Prompt —
Show each line from the listing that includes the word "with".
--- Start Data listing ---
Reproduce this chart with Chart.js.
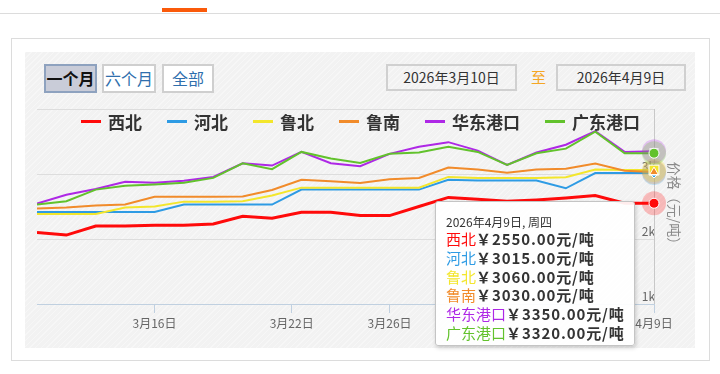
--- End Data listing ---
--- Start Data listing ---
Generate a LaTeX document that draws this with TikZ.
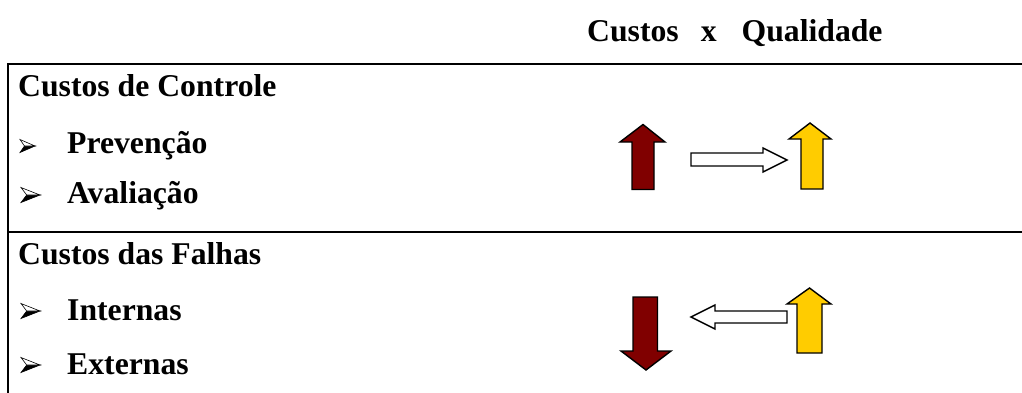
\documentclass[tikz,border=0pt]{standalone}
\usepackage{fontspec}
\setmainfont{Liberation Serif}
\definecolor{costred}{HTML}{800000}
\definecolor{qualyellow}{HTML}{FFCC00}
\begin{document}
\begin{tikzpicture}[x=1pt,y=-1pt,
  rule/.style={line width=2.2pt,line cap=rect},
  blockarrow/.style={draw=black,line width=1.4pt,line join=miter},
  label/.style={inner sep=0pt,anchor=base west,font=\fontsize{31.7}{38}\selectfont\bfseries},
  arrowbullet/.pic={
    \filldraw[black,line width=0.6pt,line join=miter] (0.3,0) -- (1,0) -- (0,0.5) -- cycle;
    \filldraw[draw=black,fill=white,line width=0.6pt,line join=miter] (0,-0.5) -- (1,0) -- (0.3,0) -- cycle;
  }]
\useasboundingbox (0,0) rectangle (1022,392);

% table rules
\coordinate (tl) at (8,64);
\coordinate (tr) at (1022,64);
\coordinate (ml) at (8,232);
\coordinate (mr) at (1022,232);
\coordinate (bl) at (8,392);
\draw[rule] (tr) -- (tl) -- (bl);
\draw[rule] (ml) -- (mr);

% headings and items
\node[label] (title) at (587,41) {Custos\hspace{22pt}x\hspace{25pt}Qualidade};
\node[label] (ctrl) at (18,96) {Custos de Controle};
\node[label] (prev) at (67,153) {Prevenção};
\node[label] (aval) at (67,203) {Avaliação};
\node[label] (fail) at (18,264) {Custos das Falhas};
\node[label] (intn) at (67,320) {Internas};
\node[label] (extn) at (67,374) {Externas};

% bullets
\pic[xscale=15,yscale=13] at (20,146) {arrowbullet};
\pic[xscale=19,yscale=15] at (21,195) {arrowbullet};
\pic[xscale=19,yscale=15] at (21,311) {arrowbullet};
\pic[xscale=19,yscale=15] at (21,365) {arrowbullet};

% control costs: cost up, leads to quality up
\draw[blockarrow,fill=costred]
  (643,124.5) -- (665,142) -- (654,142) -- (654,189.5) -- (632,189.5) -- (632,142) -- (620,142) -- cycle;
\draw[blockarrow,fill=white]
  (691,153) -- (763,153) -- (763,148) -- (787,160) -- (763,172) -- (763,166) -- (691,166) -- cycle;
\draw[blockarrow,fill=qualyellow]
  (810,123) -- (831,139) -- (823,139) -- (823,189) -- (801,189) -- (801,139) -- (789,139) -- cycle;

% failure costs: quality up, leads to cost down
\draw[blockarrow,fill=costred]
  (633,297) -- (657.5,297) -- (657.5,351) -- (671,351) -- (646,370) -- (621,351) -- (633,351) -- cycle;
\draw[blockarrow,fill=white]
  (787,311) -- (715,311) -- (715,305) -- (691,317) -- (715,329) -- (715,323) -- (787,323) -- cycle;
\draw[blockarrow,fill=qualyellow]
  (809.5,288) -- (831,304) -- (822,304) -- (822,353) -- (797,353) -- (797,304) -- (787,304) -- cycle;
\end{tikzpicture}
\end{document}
--- End Data listing ---
--- Start Data listing ---
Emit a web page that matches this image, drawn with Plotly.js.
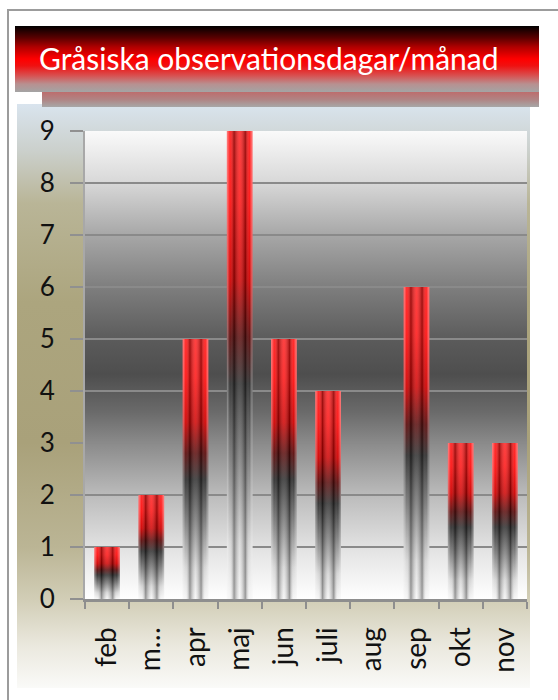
--- End Data listing ---
Task solution —
Reproduce this chart with Chart.js.
Generate a LaTeX document that draws this with TikZ.
Emit a web page that matches this image, drawn with Plotly.js.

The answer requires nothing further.